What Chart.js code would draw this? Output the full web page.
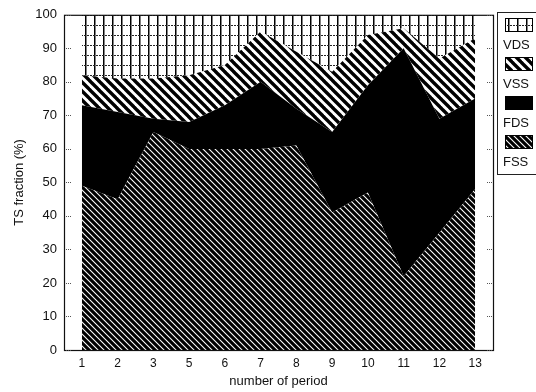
<!DOCTYPE html>
<html>
<head>
<meta charset="utf-8">
<script src="https://cdn.jsdelivr.net/npm/chart.js@4"></script>
<style>
  html, body { margin: 0; padding: 0; background: #fff; }
  #wrap { position: relative; width: 536px; height: 392px; }
</style>
</head>
<body>
<div id="wrap"><canvas id="tsChart" width="536" height="392"></canvas></div>
<script>
// periods on the x axis (no period 4 in the source figure)
var periods = ['1', '2', '3', '5', '6', '7', '8', '9', '10', '11', '12', '13'];

// TS fractions per period, %, stacked bottom -> top
var fss = [49, 45, 65, 60, 60, 60, 61, 41, 47, 22, 35, 48];
var fds = [24, 26,  4,  8, 13, 20, 11, 24, 32, 68, 34, 27];
var vss = [ 9, 10, 12, 14, 12, 15, 17, 18, 15,  6, 18, 18];
var vds = [18, 19, 19, 18, 15,  5, 11, 17,  6,  4, 13,  7];

var yTicks = [0, 10, 20, 30, 40, 50, 60, 70, 80, 90, 100];

var FONT = "'Liberation Sans', Arial, Helvetica, sans-serif";

function makeTile(w, h, draw) {
  var c = document.createElement('canvas');
  c.width = w; c.height = h;
  var g = c.getContext('2d');
  draw(g, w, h);
  return document.createElement('canvas').getContext('2d').createPattern(c, 'repeat');
}

// grid of solid verticals + dashed horizontals
var gridPat = makeTile(9, 10, function(g, w, h) {
  g.fillStyle = '#fff'; g.fillRect(0, 0, w, h);
  g.fillStyle = '#000'; g.fillRect(4, 0, 1.5, h);
  g.fillStyle = '#222';
  for (var x = 0; x < w; x += 3) g.fillRect(x, 5, 2, 1);
});

// bold back-slash stripes
var bigStripe = makeTile(9, 9, function(g, w, h) {
  g.fillStyle = '#fff'; g.fillRect(0, 0, w, h);
  g.strokeStyle = '#000'; g.lineWidth = 3.4;
  for (var c = -w; c <= w; c += w) {
    g.beginPath(); g.moveTo(c - 1, -1); g.lineTo(c + w + 1, h + 1); g.stroke();
  }
});

// dense dark hatch with thin white lines
var fineStripe = makeTile(6, 6, function(g, w, h) {
  g.fillStyle = '#000'; g.fillRect(0, 0, w, h);
  g.strokeStyle = '#fff'; g.lineWidth = 1.1;
  for (var c = -w; c <= w; c += w) {
    g.beginPath(); g.moveTo(c - 1, -1); g.lineTo(c + w + 1, h + 1); g.stroke();
  }
});

function series(label, data, pattern, fill) {
  return {
    label: label,
    data: data,
    backgroundColor: pattern,
    borderWidth: 0,
    pointRadius: 0,
    tension: 0,
    fill: fill
  };
}

// frame round the axes + legend box on the right
var framePlugin = {
  id: 'frame',
  afterDraw: function(chart) {
    var ctx = chart.ctx, a = chart.chartArea;
    ctx.save();
    ctx.strokeStyle = '#111';
    ctx.lineWidth = 1.2;
    ctx.strokeRect(a.left + 0.5, a.top + 0.5, a.right - a.left, a.bottom - a.top);

    // small dotted ticks inside the frame
    var ys = chart.scales.y;
    ctx.fillStyle = '#555';
    yTicks.forEach(function(v) {
      var py = Math.round(ys.getPixelForValue(v));
      for (var k = 2; k < 8; k += 2) {
        ctx.fillRect(a.left + k, py, 1, 1);
        ctx.fillRect(a.right - k, py, 1, 1);
      }
    });

    // legend
    var lx = 497, ly = 12, lw = 45, lh = 162;
    ctx.strokeStyle = '#222';
    ctx.lineWidth = 1;
    ctx.strokeRect(lx + 0.5, ly + 0.5, lw, lh);
    var sets = chart.data.datasets.slice().reverse();
    ctx.font = '13px ' + FONT;
    ctx.textBaseline = 'middle';
    ctx.textAlign = 'left';
    sets.forEach(function(ds, i) {
      var sy = ly + 6 + i * 39;
      ctx.fillStyle = ds.backgroundColor;
      ctx.fillRect(505, sy, 28, 14);
      ctx.strokeStyle = '#000';
      ctx.strokeRect(505.5, sy + 0.5, 27, 13);
      ctx.fillStyle = '#111';
      ctx.fillText(ds.label, 503, sy + 27);
    });
    ctx.restore();
  }
};

new Chart(document.getElementById('tsChart'), {
  type: 'line',
  data: {
    labels: periods,
    datasets: [
      series('FSS', fss, fineStripe, 'origin'),
      series('FDS', fds, '#000', '-1'),
      series('VSS', vss, bigStripe, '-1'),
      series('VDS', vds, gridPat, '-1')
    ]
  },
  options: {
    responsive: false,
    animation: false,
    devicePixelRatio: 1,
    layout: { padding: { top: 10, right: 43, left: 0, bottom: 0 } },
    plugins: {
      legend: { display: false },
      tooltip: { enabled: false }
    },
    scales: {
      x: {
        type: 'category',
        offset: true,
        grid: { display: false, drawTicks: false },
        border: { display: false },
        ticks: { color: '#111', padding: 6, maxRotation: 0, autoSkip: false, font: { family: FONT, size: 12 } },
        title: { display: true, text: 'number of period', color: '#111', padding: { top: 0, bottom: 3 }, font: { family: FONT, size: 13 } },
        afterFit: function(s) { s.height = 42; }
      },
      y: {
        stacked: true,
        min: 0,
        max: 100,
        grid: { display: false, drawTicks: false },
        border: { display: false },
        ticks: { stepSize: 10, color: '#111', padding: 7, font: { family: FONT, size: 13 } },
        title: { display: true, text: 'TS fraction (%)', color: '#111', padding: { top: 12, bottom: 0 }, font: { family: FONT, size: 13 } },
        afterFit: function(s) { s.width = 64; }
      }
    }
  },
  plugins: [framePlugin]
});
</script>
</body>
</html>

====================

→ **INSTRUCTIONS TO FOLLOW**: Repeat all the data as it stands, dropping any images it holds.

→ **SOLUTION TO THIS TASK**:
What Chart.js code would draw this? Output the full web page.
<!DOCTYPE html>
<html>
<head>
<meta charset="utf-8">
<script src="https://cdn.jsdelivr.net/npm/chart.js@4"></script>
<style>
  html, body { margin: 0; padding: 0; background: #fff; }
  #wrap { position: relative; width: 536px; height: 392px; }
</style>
</head>
<body>
<div id="wrap"><canvas id="tsChart" width="536" height="392"></canvas></div>
<script>
// periods on the x axis (no period 4 in the source figure)
var periods = ['1', '2', '3', '5', '6', '7', '8', '9', '10', '11', '12', '13'];

// TS fractions per period, %, stacked bottom -> top
var fss = [49, 45, 65, 60, 60, 60, 61, 41, 47, 22, 35, 48];
var fds = [24, 26,  4,  8, 13, 20, 11, 24, 32, 68, 34, 27];
var vss = [ 9, 10, 12, 14, 12, 15, 17, 18, 15,  6, 18, 18];
var vds = [18, 19, 19, 18, 15,  5, 11, 17,  6,  4, 13,  7];

var yTicks = [0, 10, 20, 30, 40, 50, 60, 70, 80, 90, 100];

var FONT = "'Liberation Sans', Arial, Helvetica, sans-serif";

function makeTile(w, h, draw) {
  var c = document.createElement('canvas');
  c.width = w; c.height = h;
  var g = c.getContext('2d');
  draw(g, w, h);
  return document.createElement('canvas').getContext('2d').createPattern(c, 'repeat');
}

// grid of solid verticals + dashed horizontals
var gridPat = makeTile(9, 10, function(g, w, h) {
  g.fillStyle = '#fff'; g.fillRect(0, 0, w, h);
  g.fillStyle = '#000'; g.fillRect(4, 0, 1.5, h);
  g.fillStyle = '#222';
  for (var x = 0; x < w; x += 3) g.fillRect(x, 5, 2, 1);
});

// bold back-slash stripes
var bigStripe = makeTile(9, 9, function(g, w, h) {
  g.fillStyle = '#fff'; g.fillRect(0, 0, w, h);
  g.strokeStyle = '#000'; g.lineWidth = 3.4;
  for (var c = -w; c <= w; c += w) {
    g.beginPath(); g.moveTo(c - 1, -1); g.lineTo(c + w + 1, h + 1); g.stroke();
  }
});

// dense dark hatch with thin white lines
var fineStripe = makeTile(6, 6, function(g, w, h) {
  g.fillStyle = '#000'; g.fillRect(0, 0, w, h);
  g.strokeStyle = '#fff'; g.lineWidth = 1.1;
  for (var c = -w; c <= w; c += w) {
    g.beginPath(); g.moveTo(c - 1, -1); g.lineTo(c + w + 1, h + 1); g.stroke();
  }
});

function series(label, data, pattern, fill) {
  return {
    label: label,
    data: data,
    backgroundColor: pattern,
    borderWidth: 0,
    pointRadius: 0,
    tension: 0,
    fill: fill
  };
}

// frame round the axes + legend box on the right
var framePlugin = {
  id: 'frame',
  afterDraw: function(chart) {
    var ctx = chart.ctx, a = chart.chartArea;
    ctx.save();
    ctx.strokeStyle = '#111';
    ctx.lineWidth = 1.2;
    ctx.strokeRect(a.left + 0.5, a.top + 0.5, a.right - a.left, a.bottom - a.top);

    // small dotted ticks inside the frame
    var ys = chart.scales.y;
    ctx.fillStyle = '#555';
    yTicks.forEach(function(v) {
      var py = Math.round(ys.getPixelForValue(v));
      for (var k = 2; k < 8; k += 2) {
        ctx.fillRect(a.left + k, py, 1, 1);
        ctx.fillRect(a.right - k, py, 1, 1);
      }
    });

    // legend
    var lx = 497, ly = 12, lw = 45, lh = 162;
    ctx.strokeStyle = '#222';
    ctx.lineWidth = 1;
    ctx.strokeRect(lx + 0.5, ly + 0.5, lw, lh);
    var sets = chart.data.datasets.slice().reverse();
    ctx.font = '13px ' + FONT;
    ctx.textBaseline = 'middle';
    ctx.textAlign = 'left';
    sets.forEach(function(ds, i) {
      var sy = ly + 6 + i * 39;
      ctx.fillStyle = ds.backgroundColor;
      ctx.fillRect(505, sy, 28, 14);
      ctx.strokeStyle = '#000';
      ctx.strokeRect(505.5, sy + 0.5, 27, 13);
      ctx.fillStyle = '#111';
      ctx.fillText(ds.label, 503, sy + 27);
    });
    ctx.restore();
  }
};

new Chart(document.getElementById('tsChart'), {
  type: 'line',
  data: {
    labels: periods,
    datasets: [
      series('FSS', fss, fineStripe, 'origin'),
      series('FDS', fds, '#000', '-1'),
      series('VSS', vss, bigStripe, '-1'),
      series('VDS', vds, gridPat, '-1')
    ]
  },
  options: {
    responsive: false,
    animation: false,
    devicePixelRatio: 1,
    layout: { padding: { top: 10, right: 43, left: 0, bottom: 0 } },
    plugins: {
      legend: { display: false },
      tooltip: { enabled: false }
    },
    scales: {
      x: {
        type: 'category',
        offset: true,
        grid: { display: false, drawTicks: false },
        border: { display: false },
        ticks: { color: '#111', padding: 6, maxRotation: 0, autoSkip: false, font: { family: FONT, size: 12 } },
        title: { display: true, text: 'number of period', color: '#111', padding: { top: 0, bottom: 3 }, font: { family: FONT, size: 13 } },
        afterFit: function(s) { s.height = 42; }
      },
      y: {
        stacked: true,
        min: 0,
        max: 100,
        grid: { display: false, drawTicks: false },
        border: { display: false },
        ticks: { stepSize: 10, color: '#111', padding: 7, font: { family: FONT, size: 13 } },
        title: { display: true, text: 'TS fraction (%)', color: '#111', padding: { top: 12, bottom: 0 }, font: { family: FONT, size: 13 } },
        afterFit: function(s) { s.width = 64; }
      }
    }
  },
  plugins: [framePlugin]
});
</script>
</body>
</html>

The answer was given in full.